September 10, 2006

Randy Mac Attack - Alea Iacta Est Update

The Board of Trustees of Randolph Macon Woman's College voted this weekend to take the school coed by next year. Apparently, it was a pretty ugly meeting.

Saturday morning, an agitated crowd of some 400 students, alumnae and their supporters greeted the board's announcement by drowning out trustees president Jolley Christman as she tried to explain.

"Today we begin to heal. We begin to write the next chapter in our history,," Christman said, barely audible over the shouting.

Talk of "healing" is, of course, well known p.c.-speak for "siddown and shaddap".

So here is Randy Mac's dilemna. The student body and alumnae are furious both because of the decision itself and because of the perception that the Board made it on the sly. Expect donations to crash and transfers out to spike.

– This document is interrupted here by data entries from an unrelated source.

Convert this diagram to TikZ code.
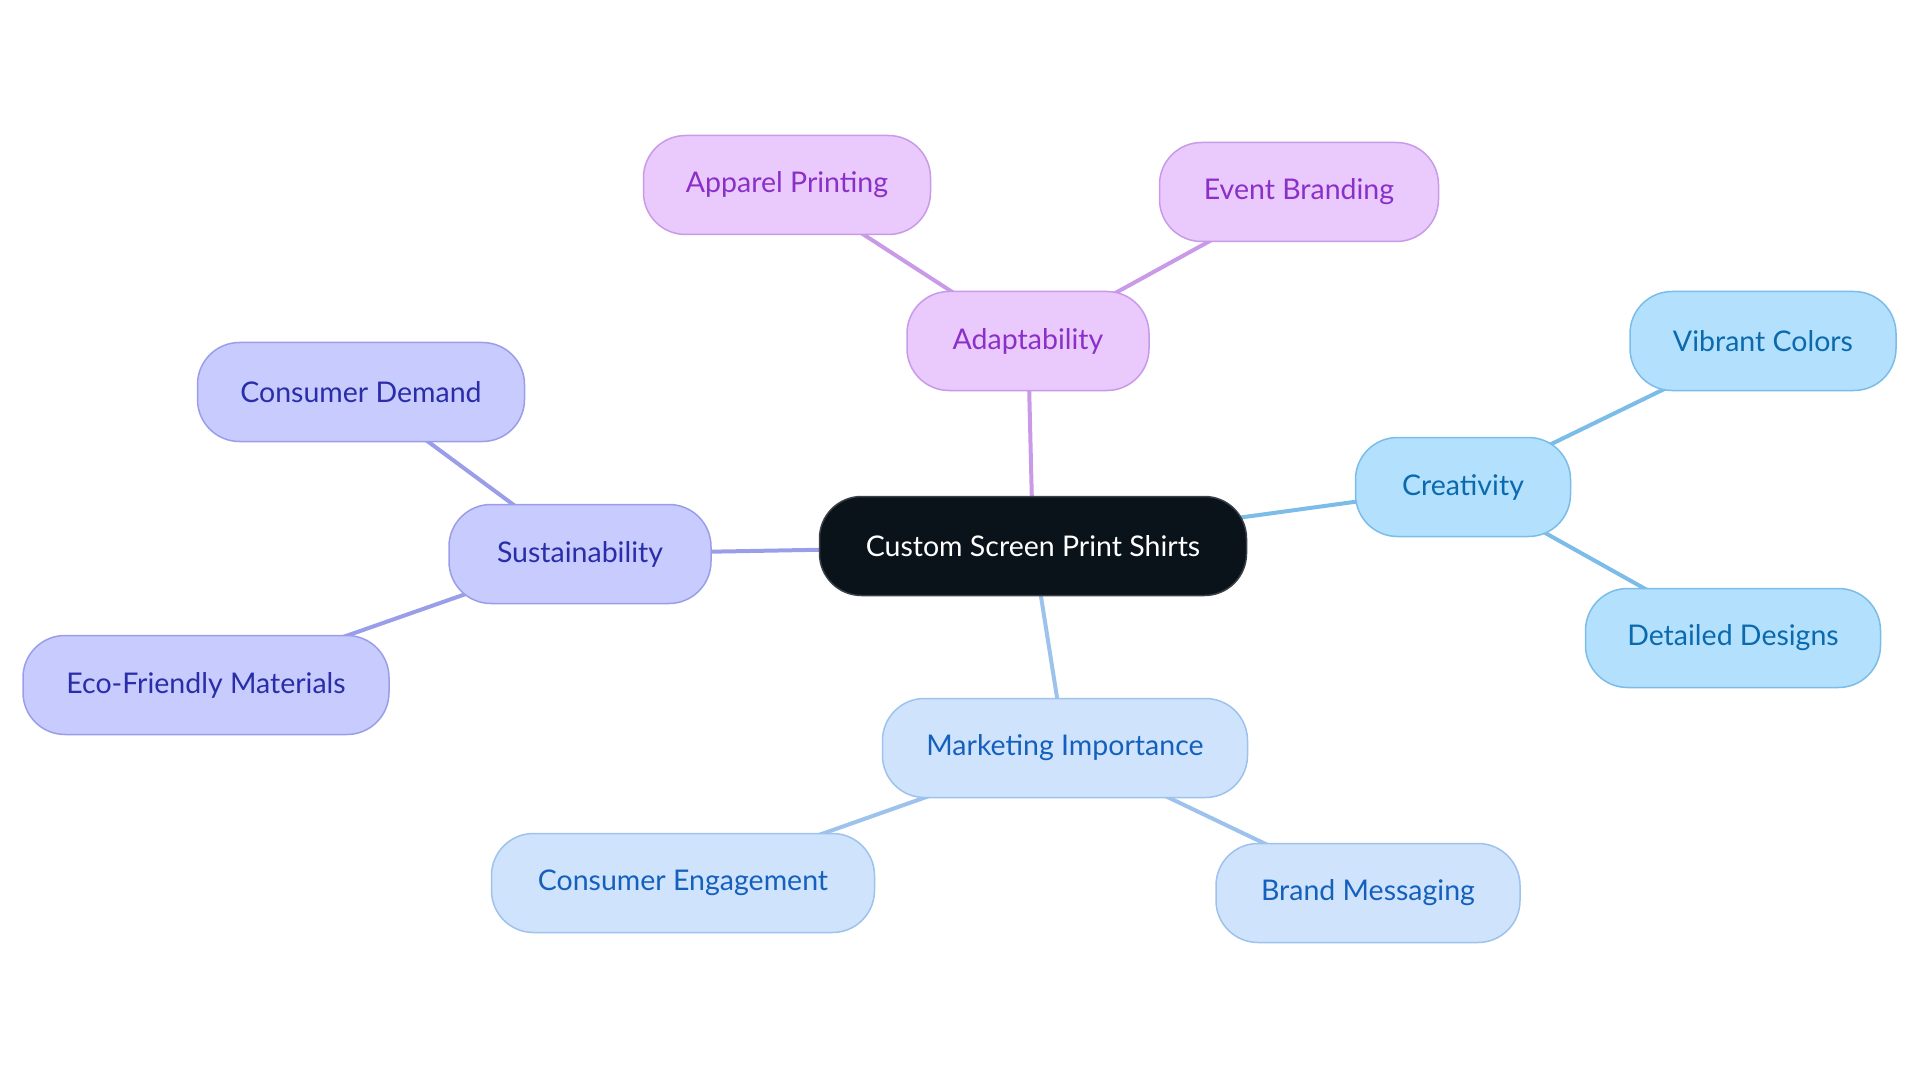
\documentclass[tikz,border=0pt]{standalone}
\usepackage{fontspec}
\setmainfont{Lato}
\usetikzlibrary{backgrounds}
\definecolor{ctrfill}{HTML}{0B131A}
\definecolor{ctrdraw}{HTML}{3A4048}
\definecolor{pufill}{HTML}{EAC9FD}
\definecolor{pudraw}{HTML}{C89AE8}
\definecolor{putext}{HTML}{8A30C8}
\definecolor{cyfill}{HTML}{B3E0FD}
\definecolor{cydraw}{HTML}{7BBCE8}
\definecolor{cytext}{HTML}{0B6AAE}
\definecolor{bufill}{HTML}{CFE4FC}
\definecolor{budraw}{HTML}{9DC2EC}
\definecolor{butext}{HTML}{1560BD}
\definecolor{vifill}{HTML}{C8CBFD}
\definecolor{vidraw}{HTML}{9A9EE8}
\definecolor{vitext}{HTML}{2A2DA8}
\tikzset{
  x=1pt, y=-1pt,
  pill/.style={rectangle, rounded corners=42pt, minimum height=99pt, inner sep=0pt,
    line width=1.5pt, font=\fontsize{28.5}{33}\selectfont},
  ctrnode/.style={pill, fill=ctrfill, draw=ctrdraw, text=white},
  punode/.style={pill, fill=pufill, draw=pudraw, text=putext},
  cynode/.style={pill, fill=cyfill, draw=cydraw, text=cytext},
  bunode/.style={pill, fill=bufill, draw=budraw, text=butext},
  vinode/.style={pill, fill=vifill, draw=vidraw, text=vitext},
  puline/.style={draw=pudraw, line width=4pt},
  cyline/.style={draw=cydraw, line width=4pt},
  buline/.style={draw=budraw, line width=4pt},
  viline/.style={draw=vidraw, line width=4pt},
}
\begin{document}
\begin{tikzpicture}
\useasboundingbox (0,0) rectangle (1920,1083);
\node[ctrnode, minimum width=427pt] (c) at (1033,546) {Custom Screen Print Shirts};
\node[punode, minimum width=242pt] (ad) at (1028,341) {Adaptability};
\node[punode, minimum width=287pt] (ap) at (787,185) {Apparel Printing};
\node[punode, minimum width=279pt] (ev) at (1299,192) {Event Branding};
\node[cynode, minimum width=215pt] (cr) at (1463,487) {Creativity};
\node[cynode, minimum width=266pt] (vc) at (1763,341) {Vibrant Colors};
\node[cynode, minimum width=295pt] (dd) at (1733,638) {Detailed Designs};
\node[bunode, minimum width=365pt] (mi) at (1065,748) {Marketing Importance};
\node[bunode, minimum width=383pt] (ce) at (683,883) {Consumer Engagement};
\node[bunode, minimum width=304pt] (bm) at (1368,893) {Brand Messaging};
\node[vinode, minimum width=262pt] (su) at (580,554) {Sustainability};
\node[vinode, minimum width=327pt] (cd) at (361,392) {Consumer Demand};
\node[vinode, minimum width=366pt] (ef) at (206,685) {Eco-Friendly Materials};
\begin{scope}[on background layer]
\draw[puline] (c.center) -- (ad.center);
\draw[puline] (ad.center) -- (ap.center);
\draw[puline] (ad.center) -- (ev.center);
\draw[cyline] (c.center) -- (cr.center);
\draw[cyline] (cr.center) -- (vc.center);
\draw[cyline] (cr.center) -- (dd.center);
\draw[buline] (c.center) -- (mi.center);
\draw[buline] (mi.center) -- (ce.center);
\draw[buline] (mi.center) -- (bm.center);
\draw[viline] (c.center) -- (su.center);
\draw[viline] (su.center) -- (cd.center);
\draw[viline] (su.center) -- (ef.center);
\end{scope}
\end{tikzpicture}
\end{document}
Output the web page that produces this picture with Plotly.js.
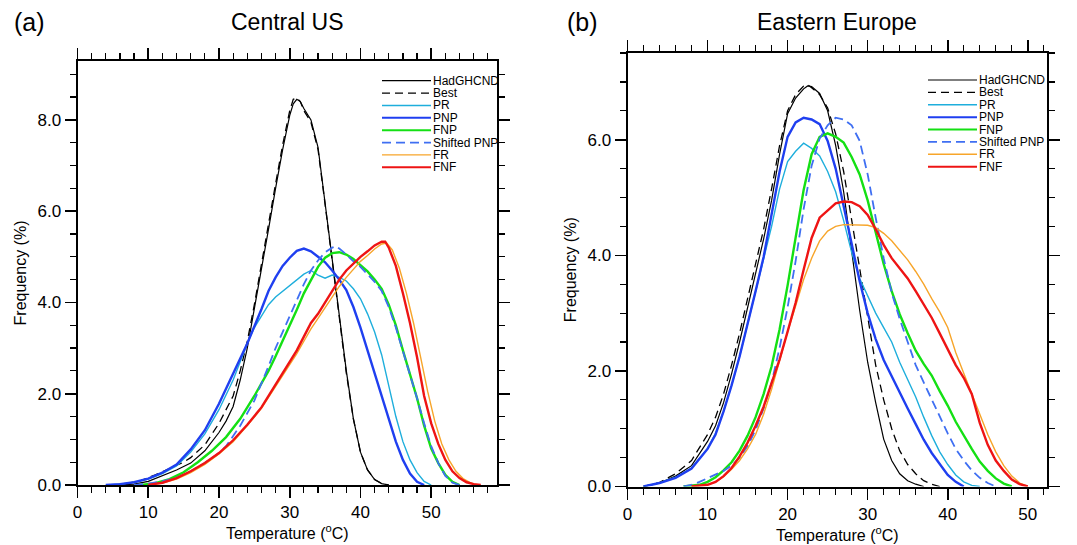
<!DOCTYPE html>
<html><head><meta charset="utf-8">
<script src="https://cdn.plot.ly/plotly-3.0.1.min.js"></script>
<style>html,body{margin:0;padding:0;background:#fff;} #chart{width:1077px;height:545px;}</style>
</head><body><div id="chart"></div>
<script>
// ---------- series metadata ----------
const seriesNames  = ['HadGHCND','Best','PR','PNP','FNP','Shifted PNP','FR','FNF'];
const seriesColors = ['#000000','#000000','#1eaedc','#1f3ff0','#14e014','#3f6ff2','#f7a52a','#ee1414'];
const seriesWidths = [1.2, 1.3, 1.4, 2.4, 2.4, 1.8, 1.4, 2.4];
const seriesDashes = ['solid','8px,5px','solid','solid','solid','9px,5px','solid','solid'];

const panelTitles = ['Central US','Eastern Europe'];
const panelLabels = ['(a)','(b)'];
const xTickVals = [0,10,20,30,40,50];
const xTickText = ['0','10','20','30','40','50'];

// ---------- (a) Central US ----------
const cusHadT = [6,8,10,12,14,16,18,20,21,22,23,24,25,26,27,28,29,30,30.5,31,31.5,32,33,34,35,36,37,38,39,40,41,42,43,44];
const cusHadF = [0,0.02,0.08,0.2,0.33,0.48,0.75,1.15,1.4,1.72,2.3,3.0,3.85,4.75,5.6,6.5,7.35,8.1,8.35,8.45,8.4,8.25,8.0,7.4,6.2,4.95,3.75,2.5,1.45,0.72,0.33,0.12,0.03,0];
const cusBestT = [5,7,9,11,13,15,16,18,20,21,22,23,24,25,26,27,28,29,30,30.5,31,31.5,32,33,34,35,36,37,38,39,40,41,42,43,44];
const cusBestF = [0,0.03,0.1,0.22,0.36,0.5,0.6,0.88,1.35,1.65,1.95,2.5,3.15,3.95,4.85,5.7,6.6,7.45,8.2,8.45,8.48,8.4,8.2,7.95,7.35,6.15,4.9,3.7,2.45,1.45,0.72,0.33,0.12,0.03,0];
const cusPRT = [4,6,8,10,12,14,16,18,20,22,23,24,25,26,27,28,29,30,31,32,33,34,35,36,37,38,39,40,41,42,43,44,45,46,47,48,49,50];
const cusPRF = [0,0.02,0.06,0.13,0.25,0.42,0.72,1.12,1.65,2.3,2.7,3.1,3.45,3.7,3.95,4.12,4.25,4.38,4.5,4.62,4.7,4.6,4.53,4.6,4.55,4.47,4.3,4.08,3.75,3.35,2.85,2.2,1.5,0.95,0.55,0.27,0.08,0];
const cusPNPT = [4,6,8,10,12,14,16,18,20,22,24,26,27,28,29,30,31,32,33,34,35,36,37,38,39,40,41,42,43,44,45,46,47,48,49];
const cusPNPF = [0,0.02,0.06,0.14,0.27,0.45,0.78,1.2,1.78,2.45,3.1,3.85,4.25,4.55,4.8,4.98,5.13,5.18,5.12,5.0,4.88,4.7,4.5,4.27,3.9,3.45,2.95,2.45,1.95,1.4,0.95,0.55,0.25,0.07,0];
const cusFNPT = [9,11,13,15,17,19,21,23,25,27,28,29,30,31,32,33,34,35,36,37,38,39,40,41,42,43,44,45,46,47,48,49,50,51,52,53,54];
const cusFNPF = [0,0.04,0.13,0.28,0.5,0.75,1.05,1.45,1.95,2.5,2.82,3.15,3.5,3.84,4.2,4.5,4.78,4.98,5.08,5.1,5.05,4.95,4.82,4.68,4.5,4.3,3.95,3.5,2.95,2.45,1.9,1.3,0.8,0.48,0.22,0.07,0];
const cusShiftT = [8,10,12,14,16,18,20,21,23,25,27,28,29,30,31,32,33,34,35,36,36.5,37,38,39,40,41,42,43,44,45,46,47,48,49,50,51,52,53,54];
const cusShiftF = [0,0.03,0.08,0.16,0.3,0.48,0.7,0.85,1.3,1.85,2.6,3.0,3.35,3.7,4.05,4.4,4.7,4.92,5.1,5.2,5.23,5.18,5.05,4.9,4.78,4.62,4.45,4.25,3.9,3.45,2.95,2.45,1.9,1.35,0.85,0.48,0.2,0.05,0];
const cusFRT = [10,12,14,16,18,20,22,24,26,28,30,31,32,33,34,35,36,37,38,39,40,41,42,43,43.7,44.5,45.5,46.5,47.5,48.5,49.5,50.5,51.5,52.5,53.5,54.5,55.5,56.5];
const cusFRF = [0,0.04,0.13,0.27,0.45,0.68,0.95,1.3,1.68,2.15,2.62,2.88,3.15,3.42,3.65,3.88,4.1,4.35,4.55,4.73,4.9,5.03,5.17,5.28,5.3,5.15,4.75,4.2,3.55,2.8,2.05,1.4,0.9,0.55,0.3,0.14,0.05,0];
const cusFNFT = [10,12,14,16,18,20,22,24,26,28,30,31,32,33,34,35,36,37,38,39,40,41,42,43,43.5,44,45,46,47,48,49,50,51,52,53,54,55,56,57];
const cusFNFF = [0,0.05,0.15,0.3,0.48,0.7,0.98,1.32,1.7,2.2,2.7,2.95,3.25,3.55,3.75,4.0,4.25,4.5,4.7,4.85,5.0,5.12,5.25,5.33,5.33,5.2,4.8,4.2,3.55,2.8,1.95,1.35,0.9,0.55,0.3,0.15,0.06,0.02,0];

// ---------- (b) Eastern Europe ----------
const eeHadT = [2,4,6,8,10,11,12,13,14,15,16,17,18,19,20,21,22,22.5,23,24,25,26,27,28,29,30,31,32,33,34,35,36,37];
const eeHadF = [0,0.06,0.18,0.36,0.78,1.05,1.45,1.95,2.5,3.1,3.7,4.28,4.95,5.75,6.45,6.72,6.88,6.93,6.92,6.8,6.5,5.9,5.1,4.1,3.05,2.15,1.45,0.82,0.45,0.22,0.1,0.04,0];
const eeBestT = [2,4,6,8,10,11,12,13,14,15,16,17,18,19,20,21,22,22.5,23,24,25,26,27,28,29,30,31,32,33,34,35,36,37,38,39];
const eeBestF = [0,0.07,0.22,0.45,0.9,1.2,1.6,2.1,2.65,3.25,3.85,4.45,5.15,5.9,6.5,6.78,6.93,6.95,6.9,6.78,6.55,6.1,5.45,4.6,3.75,2.9,2.1,1.5,1.0,0.62,0.38,0.22,0.1,0.04,0];
const eePRT = [2,4,6,8,10,11,12,13,14,15,16,17,18,19,20,21,22,23,24,25,26,27,28,29,30,31,32,33,34,35,36,37,38,39,40,41,42,43,44];
const eePRF = [0,0.06,0.16,0.32,0.66,0.92,1.3,1.75,2.25,2.8,3.35,3.9,4.5,5.15,5.62,5.8,5.94,5.85,5.72,5.45,5.1,4.6,4.05,3.6,3.3,3.0,2.75,2.5,2.15,1.85,1.55,1.2,0.88,0.6,0.38,0.2,0.08,0.02,0];
const eePNPT = [2,4,6,8,10,11,12,13,14,15,16,17,18,19,20,21,22,23,24,25,26,27,28,29,30,31,32,33,34,35,36,37,38,39,40,41,42];
const eePNPF = [0,0.06,0.15,0.31,0.65,0.9,1.3,1.75,2.25,2.8,3.38,3.97,4.7,5.45,6.05,6.3,6.38,6.35,6.27,5.98,5.5,4.85,4.2,3.55,3.0,2.55,2.19,1.9,1.62,1.35,1.08,0.81,0.58,0.38,0.2,0.08,0];
const eeFNPT = [7,9,10,11,12,13,14,15,16,17,18,19,20,21,22,23,24,25,26,27,28,29,30,31,32,33,34,35,36,37,38,39,40,41,42,43,44,45,46,47,48];
const eeFNPF = [0,0.03,0.08,0.16,0.28,0.42,0.62,0.88,1.2,1.6,2.08,2.72,3.48,4.3,5.13,5.75,6.05,6.11,6.05,5.95,5.7,5.4,4.95,4.4,3.85,3.38,2.98,2.65,2.35,2.12,1.92,1.65,1.4,1.12,0.88,0.65,0.43,0.27,0.14,0.05,0];
const eeShiftT = [7,8,9,10,11,12,13,14,15,16,17,18,19,20,21,22,23,24,25,26,27,28,29,30,31,32,33,34,35,36,37,38,39,40,41,42,43,44,45,46];
const eeShiftF = [0,0.03,0.08,0.14,0.2,0.27,0.36,0.5,0.7,0.98,1.35,1.8,2.4,3.1,3.9,4.8,5.55,6.02,6.25,6.38,6.35,6.25,5.98,5.4,4.65,3.95,3.35,2.9,2.5,2.1,1.8,1.5,1.2,0.92,0.65,0.45,0.28,0.15,0.06,0];
const eeFRT = [8,10,11,12,13,14,15,16,17,18,19,20,21,22,23,24,25,26,27,28,29,30,31,32,33,34,35,36,37,38,39,40,41,42,43,44,45,46,47,48,49,50];
const eeFRF = [0,0.03,0.08,0.17,0.3,0.45,0.65,0.9,1.25,1.68,2.18,2.68,3.12,3.58,3.95,4.25,4.42,4.5,4.53,4.53,4.53,4.52,4.48,4.38,4.25,4.08,3.92,3.72,3.5,3.25,3.02,2.75,2.32,1.96,1.6,1.25,0.9,0.6,0.36,0.18,0.06,0];
const eeFNFT = [8,10,11,12,13,14,15,16,17,18,19,20,21,22,23,24,25,26,27,28,29,30,31,32,33,34,35,36,37,38,39,40,41,42,43,44,45,46,47,48,49,50];
const eeFNFF = [0,0.03,0.08,0.18,0.32,0.52,0.76,1.05,1.38,1.78,2.2,2.68,3.18,3.75,4.3,4.65,4.78,4.9,4.93,4.92,4.85,4.7,4.45,4.18,3.95,3.78,3.6,3.38,3.15,2.92,2.65,2.38,2.1,1.88,1.6,1.1,0.72,0.45,0.27,0.12,0.04,0];

const panelA = [[cusHadT,cusHadF],[cusBestT,cusBestF],[cusPRT,cusPRF],[cusPNPT,cusPNPF],[cusFNPT,cusFNPF],[cusShiftT,cusShiftF],[cusFRT,cusFRF],[cusFNFT,cusFNFF]];
const panelB = [[eeHadT,eeHadF],[eeBestT,eeBestF],[eePRT,eePRF],[eePNPT,eePNPF],[eeFNPT,eeFNPF],[eeShiftT,eeShiftF],[eeFRT,eeFRF],[eeFNFT,eeFNFF]];

// ---------- geometry (pixels -> paper) ----------
const W = 1077, H = 545;
const M = {l:77, r:30, t:53, b:58};
const PW = W - M.l - M.r, PH = H - M.t - M.b;
const px = x => (x - M.l) / PW;
const py = y => (H - M.b - y) / PH;

const FONT = 'Liberation Sans, Arial, Helvetica, sans-serif';

const traces = [];
[panelA, panelB].forEach((panel, p) => {
  panel.forEach((s, i) => {
    traces.push({
      type: 'scatter', mode: 'lines',
      x: s[0], y: s[1],
      xaxis: p === 0 ? 'x' : 'x2', yaxis: p === 0 ? 'y' : 'y2',
      name: seriesNames[i], showlegend: false,
      line: {color: seriesColors[i], width: seriesWidths[i], dash: seriesDashes[i]},
      hoverinfo: 'x+y+name'
    });
  });
});

function xAxis(domain, range) {
  return {
    domain: domain, range: range, anchor: null,
    showline: true, linewidth: 2, linecolor: '#000', mirror: 'ticks',
    ticks: 'outside', ticklen: 11, tickwidth: 1.6, tickcolor: '#000',
    tickvals: xTickVals, ticktext: xTickText,
    minor: {dtick: 2, ticks: 'outside', ticklen: 6, tickwidth: 1.2, tickcolor: '#000', showgrid: false},
    showgrid: false, zeroline: false,
    tickfont: {family: FONT, size: 17, color: '#000'},
    title: {text: 'Temperature (<sup>o</sup>C)', font: {family: FONT, size: 16, color: '#000'}, standoff: 5}
  };
}
function yAxis(domain, range) {
  return {
    domain: domain, range: range,
    showline: true, linewidth: 2, linecolor: '#000', mirror: 'ticks',
    ticks: 'outside', ticklen: 11, tickwidth: 1.6, tickcolor: '#000',
    dtick: 2, tick0: 0, tickformat: '.1f',
    minor: {dtick: 0.5, ticks: 'outside', ticklen: 6, tickwidth: 1.2, tickcolor: '#000', showgrid: false},
    showgrid: false, zeroline: false,
    tickfont: {family: FONT, size: 17, color: '#000'},
    title: {text: 'Frequency (%)', font: {family: FONT, size: 16, color: '#000'}, standoff: 7}
  };
}

const xa = xAxis([px(77.5), px(497)], [0, 59.3]); xa.anchor = 'y';
const ya = yAxis([py(485), py(61)], [0, 9.29]); ya.anchor = 'x';
const xb = xAxis([px(627.5), px(1047)], [0, 52.4]); xb.anchor = 'y2';
const yb = yAxis([py(486.5), py(53)], [0, 7.5]); yb.anchor = 'x2';

// ---------- legends drawn in each panel ----------
const shapes = [], annotations = [];
const legendGeom = [{x0: 382, x1: 431, y0: 80.7, dy: 12.37}, {x0: 928, x1: 977, y0: 80, dy: 12.38}];
legendGeom.forEach(g => {
  seriesNames.forEach((n, i) => {
    const yy = g.y0 + i * g.dy;
    shapes.push({type: 'line', xref: 'paper', yref: 'paper',
      x0: px(g.x0), x1: px(g.x1), y0: py(yy), y1: py(yy),
      line: {color: seriesColors[i], width: Math.min(seriesWidths[i], 2), dash: seriesDashes[i]}});
    annotations.push({xref: 'paper', yref: 'paper', x: px(g.x1), y: py(yy),
      xanchor: 'left', yanchor: 'middle', showarrow: false, text: n,
      font: {family: FONT, size: 12, color: '#000'}});
  });
});
// panel titles and labels
const titleCenters = [287, 837];
const labelCenters = [29, 582];
[0, 1].forEach(p => {
  annotations.push({xref: 'paper', yref: 'paper', x: px(titleCenters[p]), y: py(22),
    xanchor: 'center', yanchor: 'middle', showarrow: false, text: panelTitles[p],
    font: {family: FONT, size: 23, color: '#000'}});
  annotations.push({xref: 'paper', yref: 'paper', x: px(labelCenters[p]), y: py(22),
    xanchor: 'center', yanchor: 'middle', showarrow: false, text: panelLabels[p],
    font: {family: FONT, size: 25, color: '#000'}});
});

const layout = {
  width: W, height: H,
  margin: M,
  paper_bgcolor: '#fff', plot_bgcolor: '#fff',
  showlegend: false,
  xaxis: xa, yaxis: ya, xaxis2: xb, yaxis2: yb,
  shapes: shapes, annotations: annotations,
  font: {family: FONT, color: '#000'}
};

Plotly.newPlot('chart', traces, layout, {displayModeBar: false, staticPlot: true});
</script>
</body></html>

At the same time, because there is already another Randolph Macon College, the school is going to have to come up with a brand new name and begin marketing to both male and female prospective students from scratch. And this in a Commonwealth already stocked with a first-rate state school system and several very well known private schools.

Color me dubious about the chances for success.

YIPS from Steve-O: Here's the USA Today version. I think the main problem they are having is that they've been saying for quite awhile that things were going well financially. If you are going to make a core change like this, there has to be time for the reality of the financial statements to sink in for their to be sucessful buy-in, as at schools like Wells and Hood that have made this change (and subsequently seen their enrollment numbers go through the roof). There's also something to be said against bad timing: this decision has been known on the ground as de facto having been made since before the end of the spring semester. Letting it hang out there like this was a case study in bureaucratic bungling of timing. At the end of the day, colleges and universities are firms in a peculiar market, but a market nonetheless. If their financial numbers are underwater, the only way to prevent the firm from going down is increased subsidy. For a private college, that's the endowment. But there are limits to even that, even for a wealthy school. Only 3% of young women will consider even applying to a women's college, and that's an increasingly tight demographic to compete in.

Posted by Robert at September 10, 2006 05:13 PM | TrackBack
Comments

Alia? Someone threw Muad-dib's little sister?

Posted by: Jeff at September 10, 2006 09:30 PM

Students and alumnae are not giving up.

There is a fund for legal defense and alumnae have hired a prominent Richmond, Va. firm.

Either the Board reverses this decision, or they face some very ugly legal consequences.

In addition, the student body has been protesting as loudly and civilly as it can. These weomen speak volumes about the confidence that a women's education gives.